■ What needs to be done: Quote the data exactly, first line to the line containing "(0,0) rectangle (1832,882);", with no pictures.

■ Supplied material:
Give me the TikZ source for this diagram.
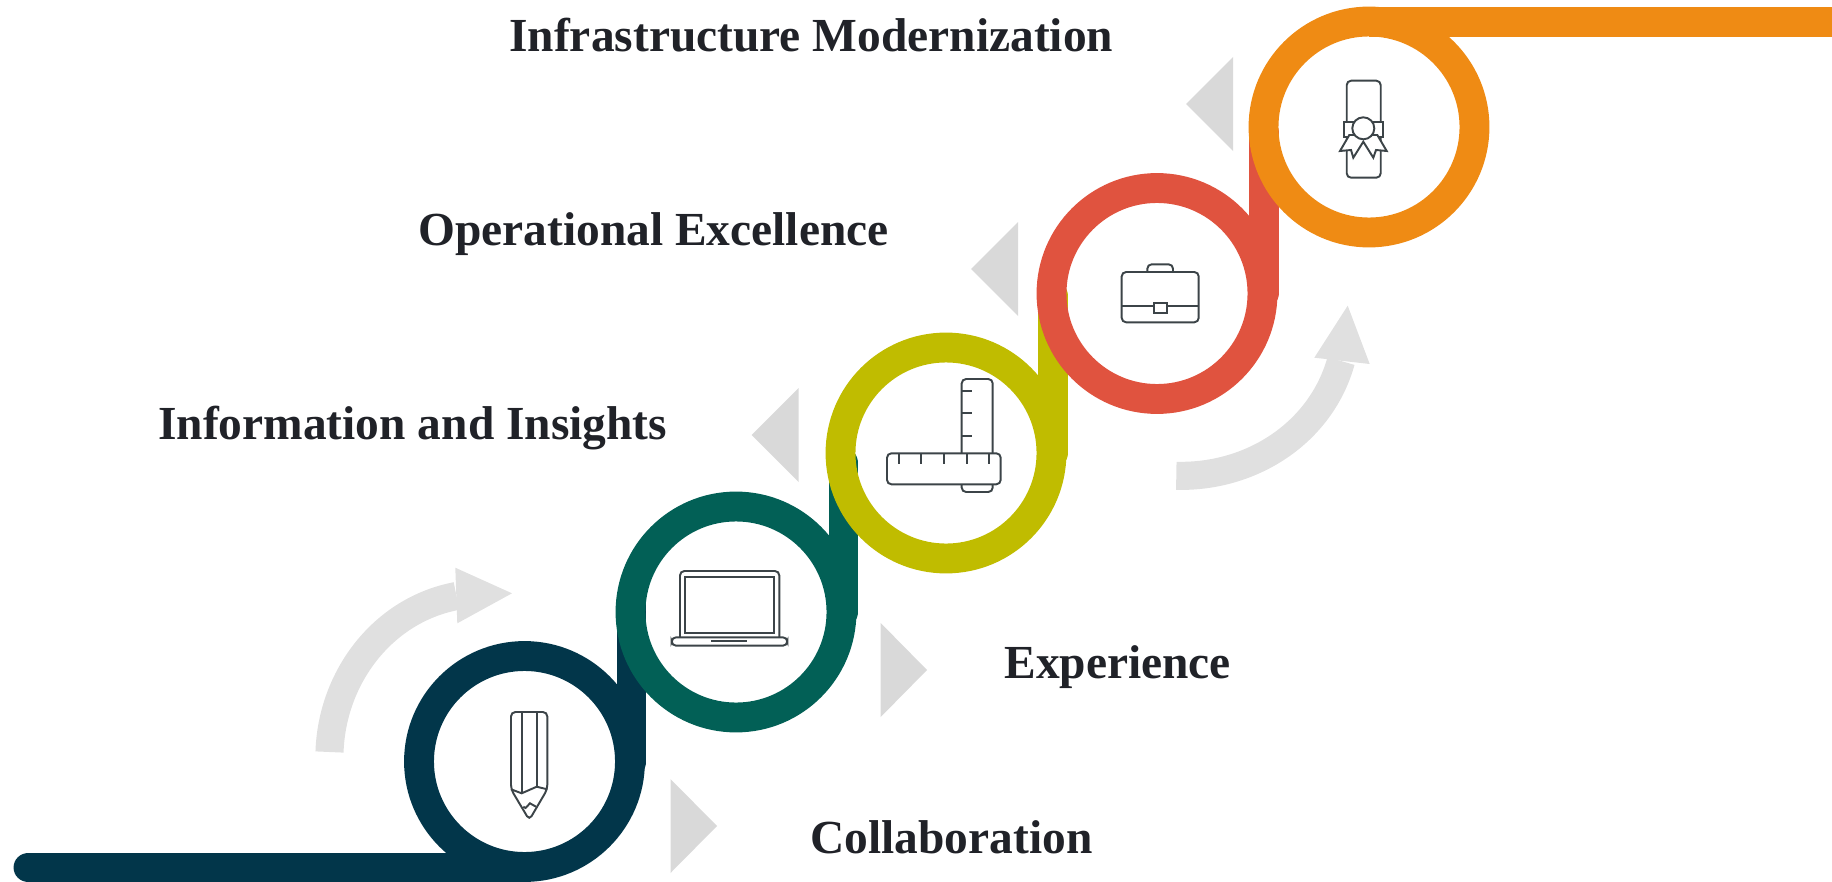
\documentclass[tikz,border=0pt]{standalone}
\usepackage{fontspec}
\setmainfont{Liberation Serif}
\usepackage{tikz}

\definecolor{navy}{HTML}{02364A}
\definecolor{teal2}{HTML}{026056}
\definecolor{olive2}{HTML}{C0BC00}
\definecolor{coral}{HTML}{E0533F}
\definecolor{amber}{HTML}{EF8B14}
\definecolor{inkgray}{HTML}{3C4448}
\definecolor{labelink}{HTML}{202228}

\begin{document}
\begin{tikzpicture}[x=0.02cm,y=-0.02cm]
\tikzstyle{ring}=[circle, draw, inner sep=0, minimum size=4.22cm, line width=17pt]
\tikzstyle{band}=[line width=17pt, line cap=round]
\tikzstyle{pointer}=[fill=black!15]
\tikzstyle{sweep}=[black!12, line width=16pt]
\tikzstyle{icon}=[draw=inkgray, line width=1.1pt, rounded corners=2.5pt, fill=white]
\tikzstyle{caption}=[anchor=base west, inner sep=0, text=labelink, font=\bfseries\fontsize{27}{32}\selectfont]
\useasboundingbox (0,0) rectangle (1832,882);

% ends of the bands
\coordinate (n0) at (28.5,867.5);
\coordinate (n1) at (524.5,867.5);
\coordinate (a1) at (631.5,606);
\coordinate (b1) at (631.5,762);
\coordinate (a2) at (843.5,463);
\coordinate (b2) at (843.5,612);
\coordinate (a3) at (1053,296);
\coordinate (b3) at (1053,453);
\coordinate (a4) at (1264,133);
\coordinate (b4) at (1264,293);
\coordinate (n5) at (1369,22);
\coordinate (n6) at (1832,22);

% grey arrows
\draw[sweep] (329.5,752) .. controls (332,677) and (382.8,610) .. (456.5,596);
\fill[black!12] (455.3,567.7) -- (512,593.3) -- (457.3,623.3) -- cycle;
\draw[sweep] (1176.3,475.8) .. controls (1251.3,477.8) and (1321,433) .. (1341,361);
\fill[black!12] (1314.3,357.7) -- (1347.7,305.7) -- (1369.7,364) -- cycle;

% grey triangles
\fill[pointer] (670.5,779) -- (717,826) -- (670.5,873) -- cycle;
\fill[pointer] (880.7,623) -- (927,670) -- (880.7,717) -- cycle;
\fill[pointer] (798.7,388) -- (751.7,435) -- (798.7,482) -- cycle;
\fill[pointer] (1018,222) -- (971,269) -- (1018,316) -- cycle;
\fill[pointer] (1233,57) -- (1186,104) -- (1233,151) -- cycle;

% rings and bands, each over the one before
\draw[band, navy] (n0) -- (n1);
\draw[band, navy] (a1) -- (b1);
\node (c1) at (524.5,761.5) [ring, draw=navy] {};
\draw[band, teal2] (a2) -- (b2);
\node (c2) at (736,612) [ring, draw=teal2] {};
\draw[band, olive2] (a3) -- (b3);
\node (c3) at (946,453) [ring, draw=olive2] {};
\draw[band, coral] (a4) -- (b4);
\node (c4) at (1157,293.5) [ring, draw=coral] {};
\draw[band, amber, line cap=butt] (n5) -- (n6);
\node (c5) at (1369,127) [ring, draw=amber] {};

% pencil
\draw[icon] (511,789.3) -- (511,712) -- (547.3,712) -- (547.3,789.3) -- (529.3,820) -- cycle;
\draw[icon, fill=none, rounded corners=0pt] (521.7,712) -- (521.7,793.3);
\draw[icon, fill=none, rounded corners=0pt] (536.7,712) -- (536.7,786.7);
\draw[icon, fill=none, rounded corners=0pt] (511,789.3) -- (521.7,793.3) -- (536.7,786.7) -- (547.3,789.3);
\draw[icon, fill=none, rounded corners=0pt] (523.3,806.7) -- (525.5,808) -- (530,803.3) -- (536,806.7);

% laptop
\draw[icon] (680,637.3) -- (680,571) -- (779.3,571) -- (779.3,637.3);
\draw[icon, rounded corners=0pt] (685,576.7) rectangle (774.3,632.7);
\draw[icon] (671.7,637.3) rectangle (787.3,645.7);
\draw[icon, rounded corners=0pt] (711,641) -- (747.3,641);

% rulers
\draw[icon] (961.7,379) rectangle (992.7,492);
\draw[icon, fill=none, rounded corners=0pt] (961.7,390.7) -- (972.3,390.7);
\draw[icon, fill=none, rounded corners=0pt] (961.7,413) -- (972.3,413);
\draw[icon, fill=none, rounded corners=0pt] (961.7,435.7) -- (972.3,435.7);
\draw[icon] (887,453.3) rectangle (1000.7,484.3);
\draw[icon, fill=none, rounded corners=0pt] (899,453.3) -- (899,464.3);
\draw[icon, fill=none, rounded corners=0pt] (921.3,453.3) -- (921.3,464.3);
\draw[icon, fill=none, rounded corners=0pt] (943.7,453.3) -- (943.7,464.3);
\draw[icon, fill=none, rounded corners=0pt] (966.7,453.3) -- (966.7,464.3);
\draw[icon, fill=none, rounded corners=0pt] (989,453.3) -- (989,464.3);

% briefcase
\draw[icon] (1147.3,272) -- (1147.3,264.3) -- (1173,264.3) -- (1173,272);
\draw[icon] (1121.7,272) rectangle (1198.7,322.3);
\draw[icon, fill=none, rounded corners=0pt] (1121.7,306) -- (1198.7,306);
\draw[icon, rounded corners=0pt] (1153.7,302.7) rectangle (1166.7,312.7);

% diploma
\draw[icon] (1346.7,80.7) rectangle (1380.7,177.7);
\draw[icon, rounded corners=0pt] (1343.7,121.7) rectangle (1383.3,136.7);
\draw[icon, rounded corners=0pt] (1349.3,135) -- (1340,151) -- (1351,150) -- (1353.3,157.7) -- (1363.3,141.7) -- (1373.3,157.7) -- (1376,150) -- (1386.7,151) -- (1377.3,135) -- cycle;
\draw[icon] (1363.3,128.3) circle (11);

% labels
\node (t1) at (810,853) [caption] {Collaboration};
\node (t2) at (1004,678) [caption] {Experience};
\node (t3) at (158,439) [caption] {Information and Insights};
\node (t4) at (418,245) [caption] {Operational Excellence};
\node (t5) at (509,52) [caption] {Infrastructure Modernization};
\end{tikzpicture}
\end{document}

■ Reply to the exercise:
Give me the TikZ source for this diagram.
\documentclass[tikz,border=0pt]{standalone}
\usepackage{fontspec}
\setmainfont{Liberation Serif}
\usepackage{tikz}

\definecolor{navy}{HTML}{02364A}
\definecolor{teal2}{HTML}{026056}
\definecolor{olive2}{HTML}{C0BC00}
\definecolor{coral}{HTML}{E0533F}
\definecolor{amber}{HTML}{EF8B14}
\definecolor{inkgray}{HTML}{3C4448}
\definecolor{labelink}{HTML}{202228}

\begin{document}
\begin{tikzpicture}[x=0.02cm,y=-0.02cm]
\tikzstyle{ring}=[circle, draw, inner sep=0, minimum size=4.22cm, line width=17pt]
\tikzstyle{band}=[line width=17pt, line cap=round]
\tikzstyle{pointer}=[fill=black!15]
\tikzstyle{sweep}=[black!12, line width=16pt]
\tikzstyle{icon}=[draw=inkgray, line width=1.1pt, rounded corners=2.5pt, fill=white]
\tikzstyle{caption}=[anchor=base west, inner sep=0, text=labelink, font=\bfseries\fontsize{27}{32}\selectfont]
\useasboundingbox (0,0) rectangle (1832,882);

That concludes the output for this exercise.